Step 1: Gather Complete COPE Data for Every Location

COPE is the underwriting framework for all property risk assessment. Every field on the property schedule maps to one of the four COPE categories. Missing data in any category forces the underwriter to assume the worst or request clarification before quoting.

Construction (the "C") answers the question: how will this building perform during and after a fire or other covered event?

ISO recognizes six construction classes, numbered 1 through 6:

  • Class 1 — Frame. Wood-frame construction. Highest fire vulnerability; most susceptible to total loss. Standard for residential construction; problematic for commercial risks with high-value contents or occupancies that generate heat or spark.
  • Class 2 — Joisted Masonry. Exterior masonry walls (brick, concrete block, stone) with wood-frame or wood-joist interior structure and roof. Common in older commercial buildings constructed before steel-frame construction became cost-competitive.
  • Class 3 — Non-Combustible. Exterior walls and roof of non-combustible materials (metal panel, precast concrete); no masonry exterior walls. Typical of steel-frame metal buildings used in light manufacturing and warehouse applications.
  • Class 4 — Masonry Non-Combustible. Masonry exterior walls with non-combustible roof — the most favorable classification for standard commercial market underwriting. Brick-exterior buildings with metal deck roofs fall into Class 4.
  • Class 5 — Modified Fire Resistive. Structural steel frame with fire-resistive rating of less than 2 hours. Includes many mid-rise commercial buildings.
  • Class 6 — Fire Resistive. Structural steel frame with fire-resistive coating or encasement rated 2 hours or more. Typically reserved for high-rise and heavy construction.

For each location, record: year of construction, year of roof installation and roof covering material (TPO, modified bitumen, built-up, metal, asphalt shingle), type of exterior walls, and any major interior renovation dates. Roofs older than 20 years are a carrier underwriting concern — document the condition and any recent inspections proactively.

Occupancy (the "O") answers the question: what activities occur inside the building, and what hazards do those activities create?

Occupancy details drive three underwriting variables simultaneously: the susceptibility of the contents to loss, the likelihood that the occupant's activities will cause or accelerate a loss, and the suitability of the location for standard market placement versus surplus lines. Collect:

  • Primary occupancy code (ISO SIC or NAICS) — this is the formal classification that drives the rating algorithm
  • Description of what the business actually does in plain language, not marketing language
  • Any secondary occupancy if the building has multiple tenants or mixed uses
  • Presence of cooking, welding, woodworking, chemical storage, or any other process that introduces ignition sources or accelerants
  • Hours of operation (overnight and unoccupied periods affect burglar alarm and fire detection requirements)

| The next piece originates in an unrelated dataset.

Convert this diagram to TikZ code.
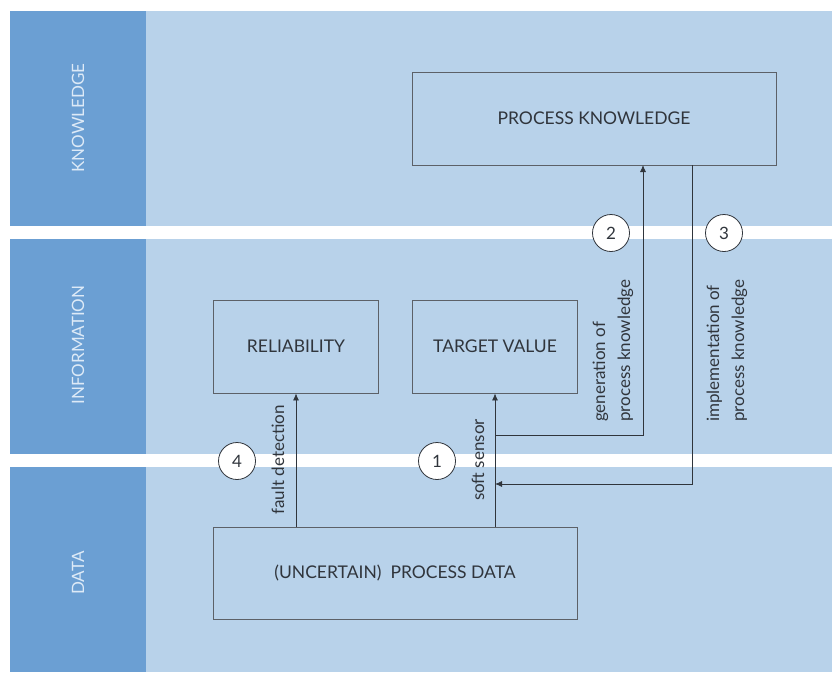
\documentclass[tikz,border=0pt]{standalone}
\usepackage{fontspec}
\setmainfont{Lato}
\usetikzlibrary{arrows.meta}
\definecolor{lanedark}{HTML}{6B9FD3}
\definecolor{lanelight}{HTML}{B8D2EA}
\definecolor{lanetext}{HTML}{DDEAF7}
\definecolor{boxline}{HTML}{5C6168}
\definecolor{ink}{HTML}{30353C}
\begin{document}
\begin{tikzpicture}[x=1pt,y=-1pt,
  lanehead/.style={fill=lanedark, draw=none},
  lanebody/.style={fill=lanelight, draw=none},
  lanelabel/.style={rotate=90, text=lanetext, inner sep=0,
    font=\fontsize{17}{20}\selectfont},
  procbox/.style={draw=boxline, line width=0.8pt, text=ink, inner sep=0,
    font=\fontsize{17.5}{20}\selectfont},
  flow/.style={draw=ink, line width=0.8pt, -{Latex[length=7pt,width=6pt]}},
  plain/.style={draw=ink, line width=0.8pt},
  stepnum/.style={circle, draw=ink, line width=0.8pt, fill=white,
    minimum size=37pt, inner sep=0, text=ink, font=\fontsize{17}{20}\selectfont},
  caption/.style={rotate=90, text=ink, inner sep=0, align=left,
    font=\fontsize{17}{25}\selectfont}]

  \useasboundingbox (0,0) rectangle (832,672);
  \fill[white] (0,0) rectangle (832,672);

  % swim lanes
  \fill[lanehead] (10,11) rectangle (146,226);
  \fill[lanebody] (146,11) rectangle (832,226);
  \fill[lanehead] (10,239) rectangle (146,454);
  \fill[lanebody] (146,239) rectangle (832,454);
  \fill[lanehead] (10,467) rectangle (146,672);
  \fill[lanebody] (146,467) rectangle (832,672);

  \node[lanelabel] (lk) at (78,118) {KNOWLEDGE};
  \node[lanelabel] (li) at (78,345) {INFORMATION};
  \node[lanelabel] (ld) at (78,573) {DATA};

  % process boxes
  \node[procbox, minimum width=364pt, minimum height=93pt] (pk) at (594,118.5) {PROCESS KNOWLEDGE};
  \node[procbox, minimum width=165pt, minimum height=93pt] (rel) at (296,346.5) {RELIABILITY};
  \node[procbox, minimum width=165pt, minimum height=93pt] (tgt) at (495,346.5) {TARGET VALUE};
  \node[procbox, minimum width=364pt, minimum height=92pt] (pd) at (395,573) {(UNCERTAIN)\ \ PROCESS DATA};

  % connectors
  \coordinate (tap) at (495,435);
  \coordinate (join) at (495,484);
  \coordinate (genin) at (643,165);
  \coordinate (implout) at (692,165);

  \draw[flow] (pd.north -| rel.south) -- (rel.south);
  \draw[flow] (pd.north -| tgt.south) -- (tgt.south);
  \draw[flow] (tap) -| (genin);
  \draw[flow] (implout) |- (join);

  % step markers
  \node[stepnum] (s1) at (437,461) {1};
  \node[stepnum] (s2) at (611,233) {2};
  \node[stepnum] (s3) at (724,233) {3};
  \node[stepnum] (s4) at (237,461) {4};

  % connector captions
  \node[caption] (cfd) at (278,460) {fault detection};
  \node[caption] (css) at (478,460) {soft sensor};
  \node[caption, anchor=west] (cgen) at (613,422) {generation of\\process knowledge};
  \node[caption, anchor=west] (cimp) at (727,422) {implementation of\\process knowledge};
\end{tikzpicture}
\end{document}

Protection (the "P") answers the question: when something goes wrong, how quickly and effectively can the loss be contained?

Protection data covers both internal fire protection systems and external public fire protection:

  • Presence and type of automatic sprinkler system — wet pipe, dry pipe, pre-action, deluge; most recent inspection and test date per NFPA 25
  • Local alarm, central station monitoring, fire department direct notification — and the name of the monitoring company
  • UL or FM Global listing of any suppression systems
  • Distance to the nearest responding fire station (in road miles, not straight-line distance)
  • Public Protection Class (PPC) from ISO — this ranges from 1 (best) to 10 (unprotected) and is the single most significant external protection variable in property rating. Many carriers can provide the PPC for a given address; ISO's website and many agency systems retrieve it by address.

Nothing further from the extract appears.